The Agrarian Agency of Iquitos, Peru, informed us that there are three large poultry production companies: Don Pollo (multinational) with 18 farms / approximately 750,000 birds; Los Hermanos Gran Monasi with six farms / 220,000 about birds and the Nitaia with eight farms and approximately 130,000 birds. All three companies have farms incubators. In the region of Loreto, Peruvian Amazon has 32 farms in Ucayali, 10 farms in Requenas and 70 in Iquitos. Iquitos is self–sufficient in poultry, unlike the Brazilian Amazon that depends on the southern state of Paraná for the supply of industrialized– frozen chickens. However Iquitos is not selfsufficient in the production of eggs and corn; the vast majority comes from San Martín.

We found the "frozen" chicken from the Brazilian agribusiness in Peru in the city of San Pablo de Loreto and a strong market in Caballococha, Santa Rosa, Islandia, closer to the tri–border cities.

Conclusions

The inexistent official statistics related to local production, commercialization and consumption of chicken meat and eggs does not mean that this is an unimportant market structure.
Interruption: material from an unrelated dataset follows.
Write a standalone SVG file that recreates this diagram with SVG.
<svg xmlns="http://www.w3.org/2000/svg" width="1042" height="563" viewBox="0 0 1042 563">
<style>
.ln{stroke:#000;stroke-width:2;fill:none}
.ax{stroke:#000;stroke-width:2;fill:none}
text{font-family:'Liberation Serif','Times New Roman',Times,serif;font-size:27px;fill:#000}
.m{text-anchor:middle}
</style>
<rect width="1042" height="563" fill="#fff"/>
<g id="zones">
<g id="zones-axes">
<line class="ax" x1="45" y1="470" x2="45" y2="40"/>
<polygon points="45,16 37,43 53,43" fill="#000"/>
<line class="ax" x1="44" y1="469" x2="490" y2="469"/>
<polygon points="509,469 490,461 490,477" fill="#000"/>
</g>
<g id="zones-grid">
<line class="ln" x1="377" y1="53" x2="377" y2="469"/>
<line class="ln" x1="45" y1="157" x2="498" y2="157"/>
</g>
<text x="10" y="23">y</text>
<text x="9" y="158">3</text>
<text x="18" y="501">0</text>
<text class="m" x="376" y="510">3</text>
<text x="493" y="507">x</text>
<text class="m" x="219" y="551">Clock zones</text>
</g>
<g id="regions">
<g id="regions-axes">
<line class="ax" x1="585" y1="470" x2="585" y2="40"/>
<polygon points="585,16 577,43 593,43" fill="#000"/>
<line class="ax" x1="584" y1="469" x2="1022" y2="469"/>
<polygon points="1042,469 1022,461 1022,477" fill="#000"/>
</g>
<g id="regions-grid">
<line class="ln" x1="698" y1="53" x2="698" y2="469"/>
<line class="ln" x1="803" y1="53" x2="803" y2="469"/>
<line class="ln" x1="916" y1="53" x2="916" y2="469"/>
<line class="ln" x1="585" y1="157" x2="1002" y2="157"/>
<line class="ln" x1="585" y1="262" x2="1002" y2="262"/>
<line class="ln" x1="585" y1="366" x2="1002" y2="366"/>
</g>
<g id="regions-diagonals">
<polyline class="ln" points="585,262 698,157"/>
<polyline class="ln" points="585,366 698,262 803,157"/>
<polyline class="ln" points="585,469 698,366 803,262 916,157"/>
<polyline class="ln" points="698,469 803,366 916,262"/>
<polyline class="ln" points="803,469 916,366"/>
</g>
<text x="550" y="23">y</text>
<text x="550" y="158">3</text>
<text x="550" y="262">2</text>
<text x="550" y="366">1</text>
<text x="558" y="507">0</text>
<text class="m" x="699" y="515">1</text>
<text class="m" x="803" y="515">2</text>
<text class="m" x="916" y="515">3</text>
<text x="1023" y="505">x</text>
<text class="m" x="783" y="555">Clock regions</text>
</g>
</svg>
Through field work observations, interviews and primary data collection a different scenario is constructed where the poultry network appears as an intense tri–border activity linking the three countries in strong tries.

The comparative analysis of the production process and the marketing network of poultry between the three countries shows how differences in eating habits, national agribusiness and poultry marketing network allow analysis of the triple frontier differently, which goes beyond the traditional guided discussions on geopolitics and illegal markets.

The analysis of the poultry market in the Amazonian tri–border Brazil–Colombia–Peru allows an understanding not only the intense flows of products and people in the region but also the impact of the agribusiness in the Brazilian territory. The transformation of the forest into mono–cultures of corn and soy beans that become cheap food for poultry industry in the south has not only a direct impact on deforestation but also in the changing of alimentary habits which is a more subtle and intense way of transforming the forest. The dependence on cheap protein has an impact on food security and sovereignty in the region.


Notes

1 We use the term "frozen" in quotes because in river transport process the chicken coming from the south of the country freezes and thaws and is often sold thawed in basins.

2 The "edge" is the space between the dock and the river. In the period of ebb of the Solimões River floodplain an entire stretch in front of the municipal dock of the three cities analyzed become a large area of the market, with products from family farming exposed on the ground (Schor et al. 2015).